\documentclass{article}
\usepackage[a4paper,margin=2cm]{geometry}
\usepackage{pst-moire}
\begin{document}
% la couleur des points du premier calque est choisie avec [linecolor=...]
% la couleur des points du second calque est choisie avec [fillcolor=...]
% function : variable = t
% layer=true : 2 layers displayed , false=> layer 1 only
Problem page 100 : "\emph{The Theory of the Moire Phenomenon}" Volume II, by I. Amidror, published by Springer,

\textbf{3-18 }\emph{Synthesis of a layer superposition having a predefined fixed locus.}

\begin{quote}\itshape
``Design layer transformations $\mathbf{g}_1(x,y)$ and $\mathbf{g}_2(x,y)$ that will produce in the superposition of two initially identical random screens a fixed locus consisting of a star-like curve that surrounds the origin as shown in the figure on the front cover of this book.
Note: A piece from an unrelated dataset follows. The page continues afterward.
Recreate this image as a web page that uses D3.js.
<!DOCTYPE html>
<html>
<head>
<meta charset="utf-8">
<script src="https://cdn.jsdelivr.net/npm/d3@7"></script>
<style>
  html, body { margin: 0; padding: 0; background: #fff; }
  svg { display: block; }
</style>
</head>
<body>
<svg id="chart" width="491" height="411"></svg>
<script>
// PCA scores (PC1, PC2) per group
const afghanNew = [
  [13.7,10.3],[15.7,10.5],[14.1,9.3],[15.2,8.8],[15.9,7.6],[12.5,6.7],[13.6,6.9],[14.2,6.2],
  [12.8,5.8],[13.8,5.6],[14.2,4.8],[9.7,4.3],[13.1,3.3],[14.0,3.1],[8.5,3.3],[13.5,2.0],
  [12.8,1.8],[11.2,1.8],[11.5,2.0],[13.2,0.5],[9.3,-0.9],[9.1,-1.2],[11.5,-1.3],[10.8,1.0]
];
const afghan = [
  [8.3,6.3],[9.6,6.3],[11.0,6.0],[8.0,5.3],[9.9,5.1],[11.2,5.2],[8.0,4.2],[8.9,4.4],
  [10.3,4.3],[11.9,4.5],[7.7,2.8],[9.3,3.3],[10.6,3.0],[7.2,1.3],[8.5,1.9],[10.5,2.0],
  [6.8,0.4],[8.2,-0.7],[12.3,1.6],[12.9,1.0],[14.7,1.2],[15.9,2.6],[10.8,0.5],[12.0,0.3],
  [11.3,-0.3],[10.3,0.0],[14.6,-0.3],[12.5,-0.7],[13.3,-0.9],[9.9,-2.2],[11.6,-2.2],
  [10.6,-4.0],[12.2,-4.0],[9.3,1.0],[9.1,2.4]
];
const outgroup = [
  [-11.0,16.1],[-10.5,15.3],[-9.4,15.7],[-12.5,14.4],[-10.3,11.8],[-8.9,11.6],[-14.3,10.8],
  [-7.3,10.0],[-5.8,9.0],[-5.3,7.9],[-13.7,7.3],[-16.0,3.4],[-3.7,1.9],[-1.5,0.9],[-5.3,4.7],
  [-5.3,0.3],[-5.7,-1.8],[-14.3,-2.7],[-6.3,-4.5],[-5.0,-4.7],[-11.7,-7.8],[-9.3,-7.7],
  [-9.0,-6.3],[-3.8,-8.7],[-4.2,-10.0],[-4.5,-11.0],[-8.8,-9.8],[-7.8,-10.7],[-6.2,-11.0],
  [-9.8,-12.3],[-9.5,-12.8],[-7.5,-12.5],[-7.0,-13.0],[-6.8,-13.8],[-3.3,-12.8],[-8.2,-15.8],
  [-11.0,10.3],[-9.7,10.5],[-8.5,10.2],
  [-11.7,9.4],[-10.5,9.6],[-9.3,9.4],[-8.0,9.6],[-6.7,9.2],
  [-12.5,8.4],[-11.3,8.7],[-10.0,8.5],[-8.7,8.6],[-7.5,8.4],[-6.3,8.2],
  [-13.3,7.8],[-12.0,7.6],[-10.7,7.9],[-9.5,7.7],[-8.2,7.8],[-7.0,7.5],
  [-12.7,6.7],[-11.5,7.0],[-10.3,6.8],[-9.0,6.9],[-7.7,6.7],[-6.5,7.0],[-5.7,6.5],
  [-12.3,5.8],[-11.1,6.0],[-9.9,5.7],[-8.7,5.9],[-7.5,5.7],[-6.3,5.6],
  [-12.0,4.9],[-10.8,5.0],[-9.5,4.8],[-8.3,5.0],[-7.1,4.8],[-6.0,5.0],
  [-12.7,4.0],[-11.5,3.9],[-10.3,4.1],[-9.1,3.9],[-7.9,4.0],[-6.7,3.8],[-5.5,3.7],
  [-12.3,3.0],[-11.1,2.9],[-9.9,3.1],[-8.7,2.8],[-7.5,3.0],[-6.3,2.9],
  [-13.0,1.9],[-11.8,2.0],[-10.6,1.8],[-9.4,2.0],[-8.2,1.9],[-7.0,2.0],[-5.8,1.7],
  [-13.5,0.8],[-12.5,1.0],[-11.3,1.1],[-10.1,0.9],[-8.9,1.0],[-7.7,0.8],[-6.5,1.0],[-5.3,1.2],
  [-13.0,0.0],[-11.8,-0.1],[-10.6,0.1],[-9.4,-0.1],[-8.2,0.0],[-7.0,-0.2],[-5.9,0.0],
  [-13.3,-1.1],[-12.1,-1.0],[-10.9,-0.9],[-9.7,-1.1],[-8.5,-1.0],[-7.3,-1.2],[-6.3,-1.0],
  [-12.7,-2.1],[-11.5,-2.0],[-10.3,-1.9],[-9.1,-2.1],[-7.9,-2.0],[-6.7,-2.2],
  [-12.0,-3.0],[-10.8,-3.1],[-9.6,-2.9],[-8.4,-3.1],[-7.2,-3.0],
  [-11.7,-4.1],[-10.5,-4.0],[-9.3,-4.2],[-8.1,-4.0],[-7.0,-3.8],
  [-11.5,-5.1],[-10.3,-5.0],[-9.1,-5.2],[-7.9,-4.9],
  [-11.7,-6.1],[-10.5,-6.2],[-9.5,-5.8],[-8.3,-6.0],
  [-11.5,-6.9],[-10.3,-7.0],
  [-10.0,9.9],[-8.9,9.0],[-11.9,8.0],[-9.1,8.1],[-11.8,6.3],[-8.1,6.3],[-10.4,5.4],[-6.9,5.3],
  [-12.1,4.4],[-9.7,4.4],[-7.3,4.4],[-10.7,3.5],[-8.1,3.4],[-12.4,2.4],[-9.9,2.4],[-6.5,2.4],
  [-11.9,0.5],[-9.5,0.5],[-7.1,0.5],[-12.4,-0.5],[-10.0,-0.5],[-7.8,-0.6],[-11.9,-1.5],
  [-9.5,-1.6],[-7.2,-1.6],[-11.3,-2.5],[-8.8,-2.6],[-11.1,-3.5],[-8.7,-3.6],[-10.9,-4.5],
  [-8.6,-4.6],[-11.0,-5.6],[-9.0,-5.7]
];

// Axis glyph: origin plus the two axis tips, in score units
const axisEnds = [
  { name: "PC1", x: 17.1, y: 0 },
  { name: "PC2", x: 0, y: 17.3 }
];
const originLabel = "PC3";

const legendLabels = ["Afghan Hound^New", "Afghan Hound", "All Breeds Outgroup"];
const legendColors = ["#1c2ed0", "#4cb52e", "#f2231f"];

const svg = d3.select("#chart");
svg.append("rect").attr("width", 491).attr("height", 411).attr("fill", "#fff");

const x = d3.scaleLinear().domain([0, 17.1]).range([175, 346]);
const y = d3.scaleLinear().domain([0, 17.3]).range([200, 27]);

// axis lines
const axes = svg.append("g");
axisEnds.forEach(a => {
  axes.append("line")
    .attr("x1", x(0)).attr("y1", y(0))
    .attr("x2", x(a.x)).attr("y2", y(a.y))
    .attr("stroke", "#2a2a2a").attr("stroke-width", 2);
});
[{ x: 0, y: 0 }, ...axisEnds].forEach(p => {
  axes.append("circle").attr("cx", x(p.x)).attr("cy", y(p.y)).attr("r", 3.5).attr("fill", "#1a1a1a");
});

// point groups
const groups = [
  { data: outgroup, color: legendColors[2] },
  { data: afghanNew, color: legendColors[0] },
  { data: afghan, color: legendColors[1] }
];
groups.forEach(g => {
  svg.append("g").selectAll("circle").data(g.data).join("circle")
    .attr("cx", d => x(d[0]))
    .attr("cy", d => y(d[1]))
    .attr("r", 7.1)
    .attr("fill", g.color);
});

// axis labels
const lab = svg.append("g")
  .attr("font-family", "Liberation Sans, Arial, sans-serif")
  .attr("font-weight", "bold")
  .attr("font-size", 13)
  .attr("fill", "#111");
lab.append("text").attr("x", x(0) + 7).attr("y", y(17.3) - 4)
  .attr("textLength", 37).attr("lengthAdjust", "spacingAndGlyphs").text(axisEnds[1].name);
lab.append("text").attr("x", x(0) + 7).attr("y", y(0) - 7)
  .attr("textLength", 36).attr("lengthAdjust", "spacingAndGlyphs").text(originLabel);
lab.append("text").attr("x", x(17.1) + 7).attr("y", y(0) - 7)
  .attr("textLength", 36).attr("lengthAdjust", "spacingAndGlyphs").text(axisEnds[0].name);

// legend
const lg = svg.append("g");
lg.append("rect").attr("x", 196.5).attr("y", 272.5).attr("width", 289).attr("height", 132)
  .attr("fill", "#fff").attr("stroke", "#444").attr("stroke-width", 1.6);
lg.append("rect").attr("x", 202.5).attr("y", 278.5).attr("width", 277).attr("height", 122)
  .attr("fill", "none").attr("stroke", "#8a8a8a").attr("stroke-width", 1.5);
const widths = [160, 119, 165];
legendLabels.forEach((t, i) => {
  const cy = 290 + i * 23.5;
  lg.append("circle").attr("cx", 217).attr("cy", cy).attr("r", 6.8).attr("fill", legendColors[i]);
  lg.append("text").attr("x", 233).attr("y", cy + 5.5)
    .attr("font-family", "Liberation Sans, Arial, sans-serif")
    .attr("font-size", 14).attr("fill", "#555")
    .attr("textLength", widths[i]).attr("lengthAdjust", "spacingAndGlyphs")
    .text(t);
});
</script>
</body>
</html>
Hint: In this case, you may consider a top-opened conic surface having star-like level lines, such as $z=r(1+0.5\cos5\theta)$, or, possibly, $z=r/(1+0.5\cos5\theta)$, which gives a slightly different star. You may adjust the orientation of the star by replacing $\cos$ by $\sin$ or by $-\sin$, as seems suitable. In order to have this surface intersect the $x,y$ plane along a star, you need to lower it by some constant $z_0$: $z=r(1+0.5\cos5\theta)-z_0$. But if you wish to obtain a more complex surface that intersects the $x,y$ plane on a family of concentric stars, you may consider a surface such as: $z=\sin(r(1+0.5\cos5\theta))$.''
\end{quote}

\begin{pspicture}(-8,-8)(8,8)
\psframe*[linecolor=orange](-8,-8)(8,8)
% z=5*r*(1-0.5*sin(5*t*Pi/180))-2.5
\psGlassPattern[linecolor=red]
\end{pspicture}

\begin{pspicture}(-8,-8)(8,8)
\psframe*[linecolor=red](-8,-8)(8,8)
% in algebraic notation
% t in degrees, argument sin and cos in radians
% convert *Pi/180
\psGlassPattern[unit=0.75,dotsize=1pt,dotstyle=square,linecolor={[rgb]{0 0 0.5}},algebraic,function=5*r*(1-0.5*cos(7*t*Pi/180))-2.5]
\end{pspicture}

\begin{pspicture}(-9,-9)(9,9)
\psframe*[linecolor=cyan](-9,-9)(9,9)
% in algebraic notation
% t in degrees, argument sin and cos in radians
% convert *Pi/180
\psGlassPattern[unit=1.1,dotsize=1pt,dotstyle=square*,linecolor=black,fillcolor=cyan,algebraic,function=5*r/(1-0.75*sin(5*t*Pi/180))-2.5]% ,layers=false
\end{pspicture}
\end{document}